This year will mark two decades since the beginning of the United States’ frequently rebranded but persistent global counterterrorism campaign. Most Americans might miss the anniversary, because the war is not one fought by a fully mobilized society — instead, the fighting has to a large degree fallen to a portion of the U.S. military, which itself represents only a small portion of the U.S. population.
Special Forces operations — of both the direct action, kill-or-capture variety and the lower-profile train-and-assist variety — were a central part of the War on Terror from its inception two decades ago under the George W. Bush administration. But they became a particular favorite of the Obama administration, since they held out the prospect of disrupting or defeating terrorist groups overseas without big, expensive and protracted engagements like Iraq or Afghanistan. The methodology of using elite forces, high-tech surveillance, and airstrikes to destroy non-state armed groups carried over to the Trump administration, which touted its reluctance to start new wars even as it carried out ever-more lethal special operations with less and less transparency in the existing ones. And that machinery has now passed through intact to a fourth administration, one headed by a man with a long record of proposing “light footprint” operations as an alternative to personnel-intensive counterinsurgency.
But even as those forces and missions have come to dominate the public image of U.S. warfighting, the world has changed. Ending the “forever war” has become a rallying cry among progressive foreign policy voices in the United States — and has at least some traction with the new president as well. And there is a largely bipartisan (though by no means universal) contention that the fundamental strategic challenge the U.S. is facing now stems more from powerful state competitors: China in the first instance, Russia to a lesser extent, and including sharp challenges from resurgent regional powers like North Korea. The inertia behind existing deployments should not be underestimated, as demonstrated by the torturous process of concluding the Afghan war. But the political backing for unlimited counterterrorism does seem to be fading.
And if the adversary of the U.S. military imagination is shifting from an irregular force to an advanced, heavily industrialized state, the mission and composition of special operations forces will have to shift with it. The presence of a modern integrated air defense network, for example, makes it much more complicated for special operators to launch aggressive raids supported by gunships and drones. Instead, they might spend more time on stealthy reconnaissance and quiet sabotage and less on direct action even as rare but high visibility missions like hostage rescue and high-value target raids remain firmly in their domain.

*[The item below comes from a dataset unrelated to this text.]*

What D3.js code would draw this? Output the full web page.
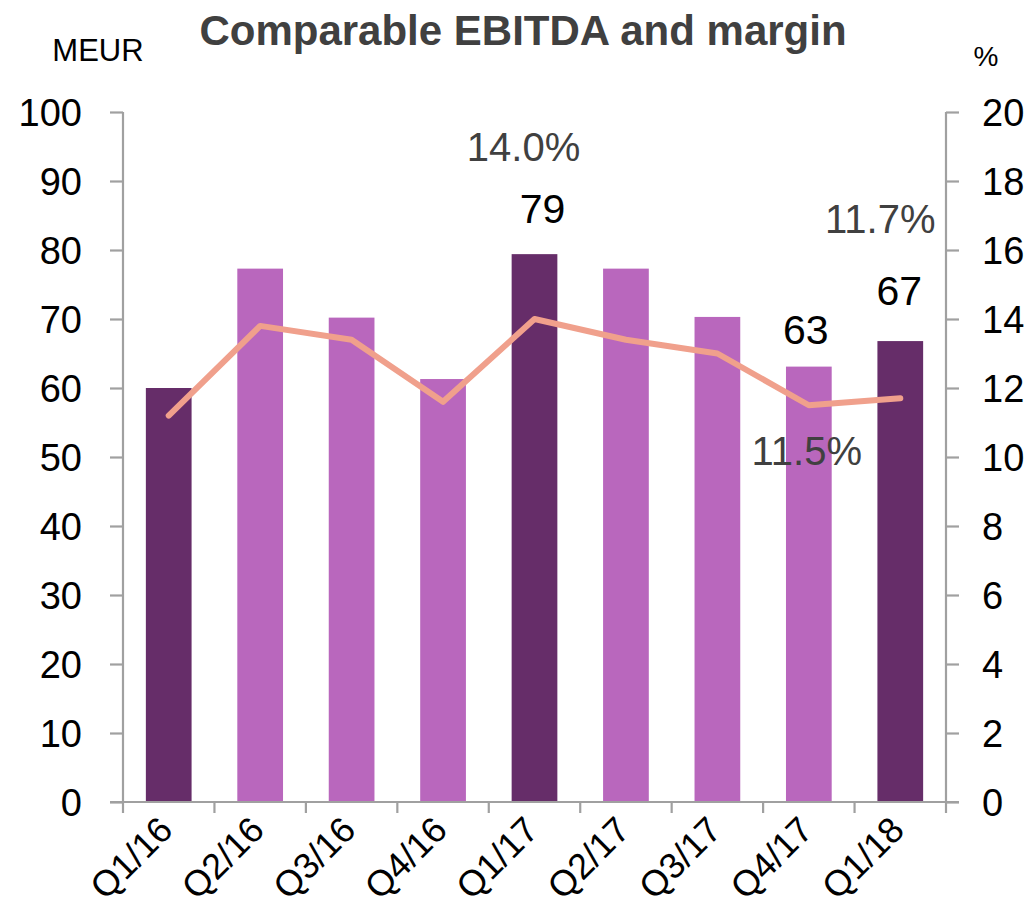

This shift is likely to be impacted by changes in technology, as well. While it is a category error to conflate the “drone war” with the entirety of the post-9/11 counterterrorism campaign, drones have done an increasing share of the killing involved, and a huge portion of the surveillance and communications tasks as well. There are certainly missions that drones cannot accomplish because of tactical or physical limitations, but as drones become more sophisticated and their weapons become more precise that envelope is narrowing.
This, in turn, might change the skill set that separates special forces troops from their counterparts. Discretion and restraint become far more important: Whereas there is little risk of further escalation if lethal force ends up being used on, say, the Islamic State a mission targeting a nuclear-armed adversary such as China or North Korea carries a far heavier potential penalty if things go wrong.
Training foreign militaries has always been a core special forces mission, from Lawrence of Arabia to the OSS to the Green Berets, though in the modern era much of that training has been geared toward Foreign Internal Defense — which is to say, combat against irregular forces rather than mechanized armies. That balance is likely to change, if it has not already: some of the key skills relevant in a battle against a nominally weaker guerrilla force are irrelevant in a battle against a conventional military (and vice versa).
In the longer term, though, the combination of strategic shift and advancing technology might change what “special forces” means. A unit using specialized drones for reconnaissance or sabotage tasks might not match our cultural expectation of an elite commando force, but in terms of capability and mission it might well deserve the distinction. And assuming autonomous technology advances — not only the software but the hardware to make long-duration missions with limited contact a real possibility — the risks of using human operators against technologically sophisticated rivals might come to increasingly outweigh the benefits. In such an eventuality, special forces might serve more in a forward control mode rather than as agents in their own right — which raises the usual questions about autonomy and meaningful command authority.
That possibility — of violence carried out for the state at an ever-increasing distance from mechanisms of public debate and accountability — brings us back to the beginning, to the increasingly distant relationship between public and policy, between policy and warfighter, and ultimately between warfighter and war. That cannot be rebalanced at the tip of the spear. Instead, it needs the public to re-engage in a serious way with questions of when, how, and against whom such forces should be used.